I’m not going to lie, I like shopping. Send me into a bookstore and I could browse for hours. Give me Yale’s two-week shopping period and I am faced with the same glorious problem - there’s just so many classes to choose from!

I like to plan ahead. This past semester, I successfully managed to preempt midterms clashing with a cappella performances. Trust me, it’s incredibly helpful to be able to sit down with the syllabi before you commit to having four midterms on the same day!

For the Yalie who knows what they want, shopping period can be an amazing opportunity! I knew that this semester I was going to take English 130: Epic in the European Literary Tradition. There were four sections of this seminar with four different professors. I shopped every single section - sat in them each, and realized that even though the title of the class was the same, I could have four different experiences. The seminars each attracted different students for different reasons - not everyone has the motivation for a 9:25 AM class, even at Yale! The professor I chose was a Brit (like me!) and her own personal preferences meant that we got to study Jane Austen for a week or two. The best thing about this section was the experience I had sitting in class on the first day of shopping period. Naturally, I wanted to be there first to scope out the best seat, and every student who walked in was someone I already knew, through a cappella, my residential college or mutual friends. The small intimate nature of our seminar meant that I got to spend a semester discussing “Ulysses” and Homer with some of my closest friends. For credit.

But, for the Yalies that aren’t so sure, shopping period is an amazing chance to explore things you would never have the chance to otherwise. I didn’t have space in my semester for a Women’s Studies class this semester, but I really wanted the opportunity to hear from one of their professors and engage in that kind of discussion. I had no intention of continuing it for the semester, but thanks to shopping period, I was able to go to a few classes, engage in the discussion, but then return to my pre-planned, color-coded schedule.

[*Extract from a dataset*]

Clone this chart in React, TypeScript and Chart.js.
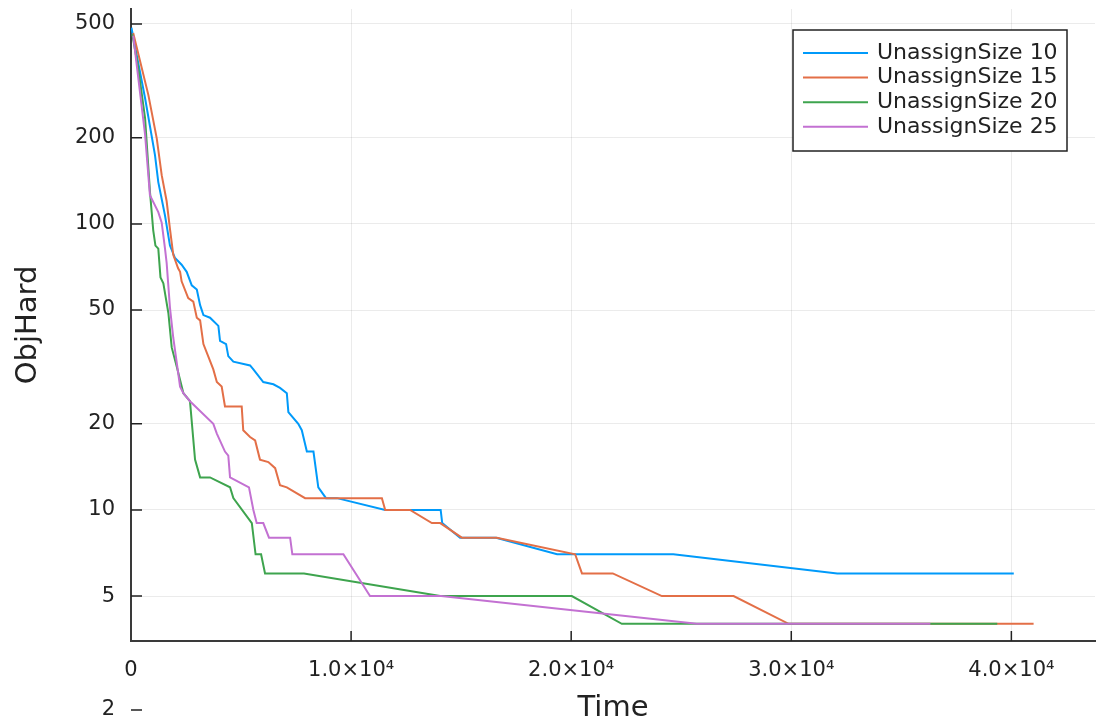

It sounds great, right? This is how it works.

In July, the online Blue Book (our nickname for the course catalog) goes live, and will ultimately crash moments later as Yalies across the globe begin searching for classes, drawing up intricate color-coded excel spreadsheets of classes and beginning the two month long preparation for the two week excursion. Shopping lists are shared amongst friends, just in case you didn’t get a chance to read the description of all 2000 courses in the book! When school begins, so does the real fun… two weeks of complete academic freedom. No expectations, no commitment, just learning for the sake of learning. Then you commit, and it’s glorious. Welcome to a semester that you designed and you chose. No need for a money-back guarantee.